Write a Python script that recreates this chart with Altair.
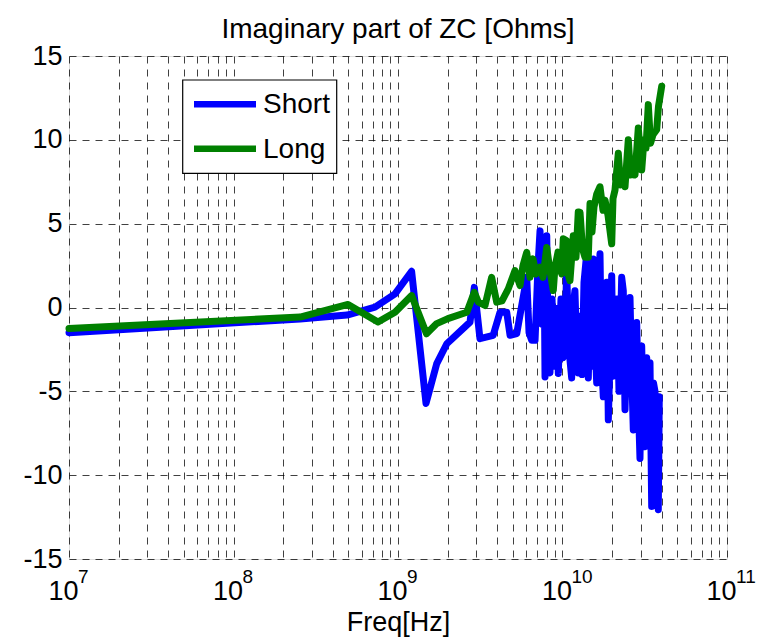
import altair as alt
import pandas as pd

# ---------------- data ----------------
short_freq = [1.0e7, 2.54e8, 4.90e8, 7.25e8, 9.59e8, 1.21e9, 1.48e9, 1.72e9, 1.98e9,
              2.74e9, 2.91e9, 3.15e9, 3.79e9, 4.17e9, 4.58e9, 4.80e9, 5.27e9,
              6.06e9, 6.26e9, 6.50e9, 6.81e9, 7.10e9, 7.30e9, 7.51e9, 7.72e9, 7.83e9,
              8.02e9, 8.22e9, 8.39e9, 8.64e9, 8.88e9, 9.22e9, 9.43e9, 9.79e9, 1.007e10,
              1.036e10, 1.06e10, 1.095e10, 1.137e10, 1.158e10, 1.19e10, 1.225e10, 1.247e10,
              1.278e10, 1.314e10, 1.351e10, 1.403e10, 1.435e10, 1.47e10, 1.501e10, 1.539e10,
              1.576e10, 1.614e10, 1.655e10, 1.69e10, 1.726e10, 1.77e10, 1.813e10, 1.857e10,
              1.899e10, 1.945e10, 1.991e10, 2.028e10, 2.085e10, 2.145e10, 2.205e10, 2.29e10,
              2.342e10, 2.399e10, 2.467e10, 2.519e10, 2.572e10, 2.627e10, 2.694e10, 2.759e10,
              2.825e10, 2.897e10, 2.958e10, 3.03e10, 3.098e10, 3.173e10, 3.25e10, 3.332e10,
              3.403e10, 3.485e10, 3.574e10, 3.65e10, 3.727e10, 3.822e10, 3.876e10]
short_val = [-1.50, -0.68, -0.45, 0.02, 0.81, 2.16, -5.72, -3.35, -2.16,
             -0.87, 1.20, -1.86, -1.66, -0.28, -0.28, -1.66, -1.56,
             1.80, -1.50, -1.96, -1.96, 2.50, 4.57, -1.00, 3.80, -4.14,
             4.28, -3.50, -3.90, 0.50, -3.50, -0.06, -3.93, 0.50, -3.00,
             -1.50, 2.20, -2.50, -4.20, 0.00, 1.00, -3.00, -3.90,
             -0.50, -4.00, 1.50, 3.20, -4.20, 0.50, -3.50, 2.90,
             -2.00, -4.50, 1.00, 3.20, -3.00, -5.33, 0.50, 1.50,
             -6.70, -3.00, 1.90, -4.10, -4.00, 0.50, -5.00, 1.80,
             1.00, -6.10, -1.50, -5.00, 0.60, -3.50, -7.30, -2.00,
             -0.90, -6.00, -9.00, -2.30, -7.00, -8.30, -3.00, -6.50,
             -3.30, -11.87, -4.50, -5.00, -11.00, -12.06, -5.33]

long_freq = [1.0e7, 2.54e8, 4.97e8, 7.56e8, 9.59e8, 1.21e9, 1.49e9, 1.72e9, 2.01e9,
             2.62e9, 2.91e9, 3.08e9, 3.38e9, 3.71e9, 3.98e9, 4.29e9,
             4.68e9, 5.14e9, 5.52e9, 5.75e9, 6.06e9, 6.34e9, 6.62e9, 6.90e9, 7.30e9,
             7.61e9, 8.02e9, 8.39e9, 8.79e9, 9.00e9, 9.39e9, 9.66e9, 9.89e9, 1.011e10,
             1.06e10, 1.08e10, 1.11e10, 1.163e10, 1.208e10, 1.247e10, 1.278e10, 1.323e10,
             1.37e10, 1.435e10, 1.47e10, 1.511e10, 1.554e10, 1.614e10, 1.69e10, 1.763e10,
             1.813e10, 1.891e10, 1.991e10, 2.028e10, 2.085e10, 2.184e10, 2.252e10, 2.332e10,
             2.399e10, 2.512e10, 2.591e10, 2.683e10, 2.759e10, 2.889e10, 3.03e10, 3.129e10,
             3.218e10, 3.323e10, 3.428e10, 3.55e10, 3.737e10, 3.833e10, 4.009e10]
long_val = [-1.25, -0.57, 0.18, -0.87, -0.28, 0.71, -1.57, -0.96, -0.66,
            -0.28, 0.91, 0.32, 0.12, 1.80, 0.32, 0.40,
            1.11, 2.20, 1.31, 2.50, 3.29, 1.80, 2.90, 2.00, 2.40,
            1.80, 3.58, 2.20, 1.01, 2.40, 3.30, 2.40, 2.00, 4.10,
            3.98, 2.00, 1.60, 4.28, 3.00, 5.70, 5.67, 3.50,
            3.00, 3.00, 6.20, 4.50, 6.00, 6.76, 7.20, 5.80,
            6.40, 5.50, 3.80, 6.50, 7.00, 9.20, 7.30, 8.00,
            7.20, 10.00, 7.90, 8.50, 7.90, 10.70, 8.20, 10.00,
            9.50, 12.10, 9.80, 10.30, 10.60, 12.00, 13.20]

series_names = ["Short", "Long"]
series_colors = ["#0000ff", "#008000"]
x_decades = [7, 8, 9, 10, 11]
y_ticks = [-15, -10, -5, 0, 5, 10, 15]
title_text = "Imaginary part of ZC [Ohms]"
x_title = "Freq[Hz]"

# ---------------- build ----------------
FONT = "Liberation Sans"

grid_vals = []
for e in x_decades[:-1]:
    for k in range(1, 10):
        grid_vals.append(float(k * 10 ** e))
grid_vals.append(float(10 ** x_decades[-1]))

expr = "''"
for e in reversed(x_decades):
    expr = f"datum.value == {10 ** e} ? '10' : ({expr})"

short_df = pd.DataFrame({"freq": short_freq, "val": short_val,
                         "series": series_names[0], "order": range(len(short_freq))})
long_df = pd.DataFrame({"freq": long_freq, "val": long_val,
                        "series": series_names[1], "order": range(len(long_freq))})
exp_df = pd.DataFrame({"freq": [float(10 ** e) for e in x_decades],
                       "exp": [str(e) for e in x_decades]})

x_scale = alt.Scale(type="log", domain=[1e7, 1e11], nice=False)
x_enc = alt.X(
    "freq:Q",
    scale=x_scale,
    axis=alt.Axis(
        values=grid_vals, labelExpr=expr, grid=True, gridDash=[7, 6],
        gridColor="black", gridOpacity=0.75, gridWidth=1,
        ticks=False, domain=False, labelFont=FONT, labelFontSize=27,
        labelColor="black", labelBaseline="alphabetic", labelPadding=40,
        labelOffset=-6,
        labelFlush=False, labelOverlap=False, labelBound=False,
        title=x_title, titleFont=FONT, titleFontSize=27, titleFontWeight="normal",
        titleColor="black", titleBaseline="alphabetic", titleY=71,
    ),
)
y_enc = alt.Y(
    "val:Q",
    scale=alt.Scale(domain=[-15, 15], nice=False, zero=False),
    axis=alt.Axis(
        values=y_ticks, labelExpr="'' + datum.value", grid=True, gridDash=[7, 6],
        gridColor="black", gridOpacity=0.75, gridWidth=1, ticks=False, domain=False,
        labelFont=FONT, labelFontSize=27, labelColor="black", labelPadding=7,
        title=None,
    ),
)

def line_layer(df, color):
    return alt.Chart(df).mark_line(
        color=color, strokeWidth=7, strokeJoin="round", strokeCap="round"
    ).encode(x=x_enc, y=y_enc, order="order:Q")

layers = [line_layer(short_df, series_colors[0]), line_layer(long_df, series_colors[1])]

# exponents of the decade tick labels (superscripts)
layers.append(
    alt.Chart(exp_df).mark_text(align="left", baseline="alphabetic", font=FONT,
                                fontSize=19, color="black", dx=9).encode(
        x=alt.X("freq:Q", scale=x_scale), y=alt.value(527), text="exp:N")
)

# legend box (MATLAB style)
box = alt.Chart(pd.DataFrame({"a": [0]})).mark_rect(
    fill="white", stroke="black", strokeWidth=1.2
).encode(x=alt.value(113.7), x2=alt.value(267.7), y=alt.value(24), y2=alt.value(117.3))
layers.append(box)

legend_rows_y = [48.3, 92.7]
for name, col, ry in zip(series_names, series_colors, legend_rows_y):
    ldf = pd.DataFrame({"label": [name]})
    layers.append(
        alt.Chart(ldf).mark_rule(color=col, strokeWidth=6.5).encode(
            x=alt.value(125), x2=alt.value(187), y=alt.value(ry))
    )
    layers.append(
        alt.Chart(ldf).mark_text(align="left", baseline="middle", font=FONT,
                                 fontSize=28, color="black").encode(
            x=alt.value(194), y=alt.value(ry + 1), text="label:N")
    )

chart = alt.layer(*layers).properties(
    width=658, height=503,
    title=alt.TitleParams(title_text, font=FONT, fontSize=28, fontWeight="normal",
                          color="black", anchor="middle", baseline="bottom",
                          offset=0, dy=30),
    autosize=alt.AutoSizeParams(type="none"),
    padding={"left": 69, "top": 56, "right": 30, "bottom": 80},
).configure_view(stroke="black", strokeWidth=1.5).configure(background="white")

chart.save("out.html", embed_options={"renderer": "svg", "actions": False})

◇ ◇ ◇ ◇

Stated goal:
The lines from the start of the data through the line that contains "import pandas as pd" are to be returned exactly, please, with both ends included and every picture left out.

Output:
Write a Python script that recreates this chart with Altair.
import altair as alt
import pandas as pd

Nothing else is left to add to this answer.